» **INFORMATION GIVEN**:
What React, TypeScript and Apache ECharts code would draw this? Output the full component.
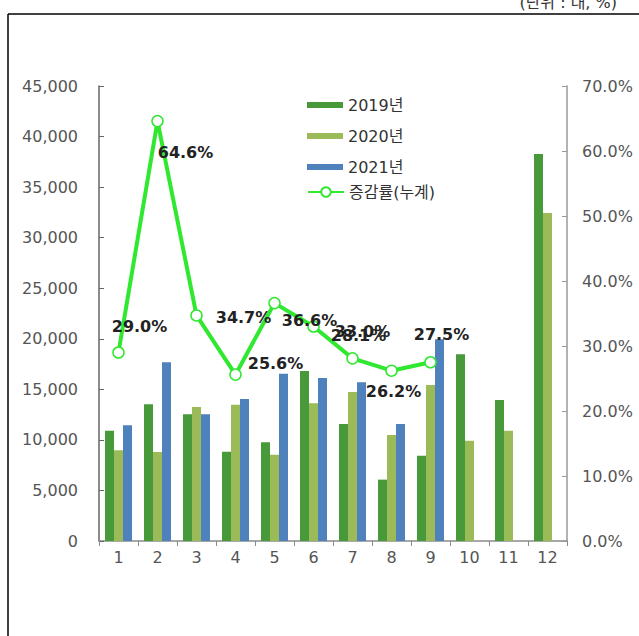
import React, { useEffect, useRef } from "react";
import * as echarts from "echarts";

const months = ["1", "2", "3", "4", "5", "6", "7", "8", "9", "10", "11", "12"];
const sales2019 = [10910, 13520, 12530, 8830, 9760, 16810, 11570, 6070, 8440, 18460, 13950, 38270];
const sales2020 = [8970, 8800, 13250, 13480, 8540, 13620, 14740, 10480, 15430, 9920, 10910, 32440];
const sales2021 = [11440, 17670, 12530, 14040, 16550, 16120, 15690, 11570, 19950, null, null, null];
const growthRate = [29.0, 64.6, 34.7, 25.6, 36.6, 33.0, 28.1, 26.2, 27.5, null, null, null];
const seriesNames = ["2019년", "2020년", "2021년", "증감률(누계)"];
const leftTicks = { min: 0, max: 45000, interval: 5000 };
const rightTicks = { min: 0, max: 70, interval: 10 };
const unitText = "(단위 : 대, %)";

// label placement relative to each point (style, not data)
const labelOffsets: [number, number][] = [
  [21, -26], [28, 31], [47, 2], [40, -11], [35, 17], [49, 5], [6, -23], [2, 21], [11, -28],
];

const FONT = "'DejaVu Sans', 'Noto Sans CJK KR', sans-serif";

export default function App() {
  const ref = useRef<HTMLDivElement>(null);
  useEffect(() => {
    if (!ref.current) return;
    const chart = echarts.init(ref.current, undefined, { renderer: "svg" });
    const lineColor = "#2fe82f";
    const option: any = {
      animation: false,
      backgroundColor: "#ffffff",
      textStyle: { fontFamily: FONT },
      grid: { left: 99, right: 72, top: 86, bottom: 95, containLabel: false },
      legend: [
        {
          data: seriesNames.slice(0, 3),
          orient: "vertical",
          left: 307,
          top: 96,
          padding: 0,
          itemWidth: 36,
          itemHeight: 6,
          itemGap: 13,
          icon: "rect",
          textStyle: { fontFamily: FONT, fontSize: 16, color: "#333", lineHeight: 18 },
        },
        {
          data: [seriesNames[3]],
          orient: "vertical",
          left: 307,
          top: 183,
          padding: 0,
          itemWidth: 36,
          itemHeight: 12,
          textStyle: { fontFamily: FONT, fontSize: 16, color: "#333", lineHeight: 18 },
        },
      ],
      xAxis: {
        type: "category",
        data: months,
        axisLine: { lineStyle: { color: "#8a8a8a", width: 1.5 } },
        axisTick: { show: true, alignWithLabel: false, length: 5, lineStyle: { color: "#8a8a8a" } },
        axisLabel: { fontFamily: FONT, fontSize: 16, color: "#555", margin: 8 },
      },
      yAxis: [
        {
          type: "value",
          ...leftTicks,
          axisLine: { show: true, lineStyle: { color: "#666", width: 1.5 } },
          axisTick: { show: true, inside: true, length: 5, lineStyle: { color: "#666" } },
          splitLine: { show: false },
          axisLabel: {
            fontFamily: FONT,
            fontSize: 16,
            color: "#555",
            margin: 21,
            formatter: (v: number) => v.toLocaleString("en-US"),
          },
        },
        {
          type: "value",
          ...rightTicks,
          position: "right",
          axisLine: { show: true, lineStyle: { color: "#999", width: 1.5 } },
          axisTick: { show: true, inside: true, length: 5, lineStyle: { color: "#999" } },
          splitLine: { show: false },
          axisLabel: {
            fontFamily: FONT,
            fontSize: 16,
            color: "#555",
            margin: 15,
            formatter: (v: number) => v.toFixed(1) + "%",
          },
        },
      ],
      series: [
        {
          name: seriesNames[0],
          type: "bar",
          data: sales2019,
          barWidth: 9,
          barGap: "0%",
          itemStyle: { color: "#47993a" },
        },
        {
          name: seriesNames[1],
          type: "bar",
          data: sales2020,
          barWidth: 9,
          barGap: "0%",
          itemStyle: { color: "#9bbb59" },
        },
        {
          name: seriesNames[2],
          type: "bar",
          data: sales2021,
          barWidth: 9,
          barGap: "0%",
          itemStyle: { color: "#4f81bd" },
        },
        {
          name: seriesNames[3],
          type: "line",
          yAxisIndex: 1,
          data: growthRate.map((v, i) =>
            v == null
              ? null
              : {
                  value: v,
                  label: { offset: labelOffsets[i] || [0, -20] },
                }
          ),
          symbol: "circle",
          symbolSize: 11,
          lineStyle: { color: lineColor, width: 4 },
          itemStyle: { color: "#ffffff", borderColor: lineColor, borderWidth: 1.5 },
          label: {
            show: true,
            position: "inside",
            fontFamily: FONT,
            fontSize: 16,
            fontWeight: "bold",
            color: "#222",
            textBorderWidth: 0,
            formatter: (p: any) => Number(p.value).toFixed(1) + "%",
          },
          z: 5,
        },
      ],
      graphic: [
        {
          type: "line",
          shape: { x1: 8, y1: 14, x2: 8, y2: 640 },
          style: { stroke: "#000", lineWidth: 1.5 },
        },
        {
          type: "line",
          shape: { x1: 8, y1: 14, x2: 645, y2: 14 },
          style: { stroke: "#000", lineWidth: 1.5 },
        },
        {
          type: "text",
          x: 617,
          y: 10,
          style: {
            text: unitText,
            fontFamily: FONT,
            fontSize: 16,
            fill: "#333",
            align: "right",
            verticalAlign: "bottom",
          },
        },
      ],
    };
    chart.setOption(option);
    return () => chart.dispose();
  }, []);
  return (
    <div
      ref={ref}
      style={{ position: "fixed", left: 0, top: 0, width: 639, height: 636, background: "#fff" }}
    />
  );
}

---

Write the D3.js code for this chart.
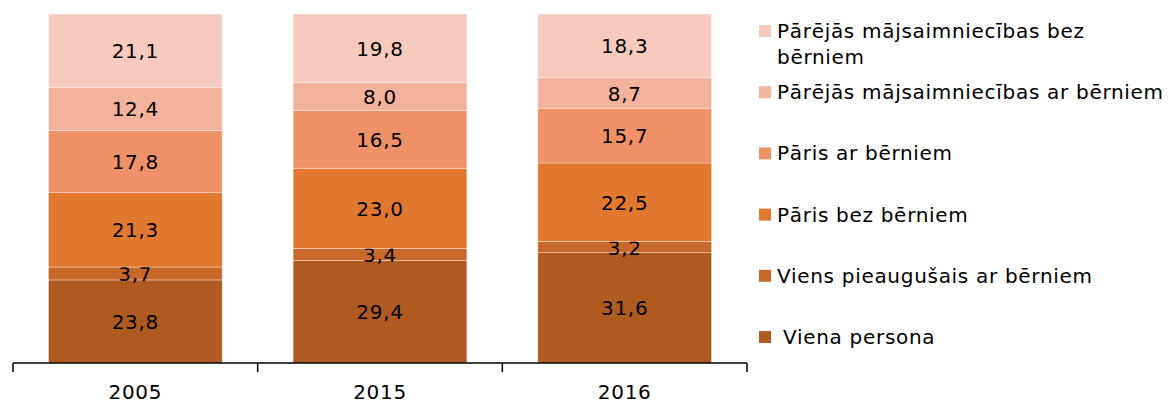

» **EXERCISE PROMPT**:
Reproduce, word for word, only the lines in the records above from the line with "What React, TypeScript" through the line with "import * as", including both ends; omit the pictures.

» **RESULT OF THIS EXERCISE**:
What React, TypeScript and Apache ECharts code would draw this? Output the full component.
import React, { useEffect, useRef } from "react";
import * as echarts from "echarts";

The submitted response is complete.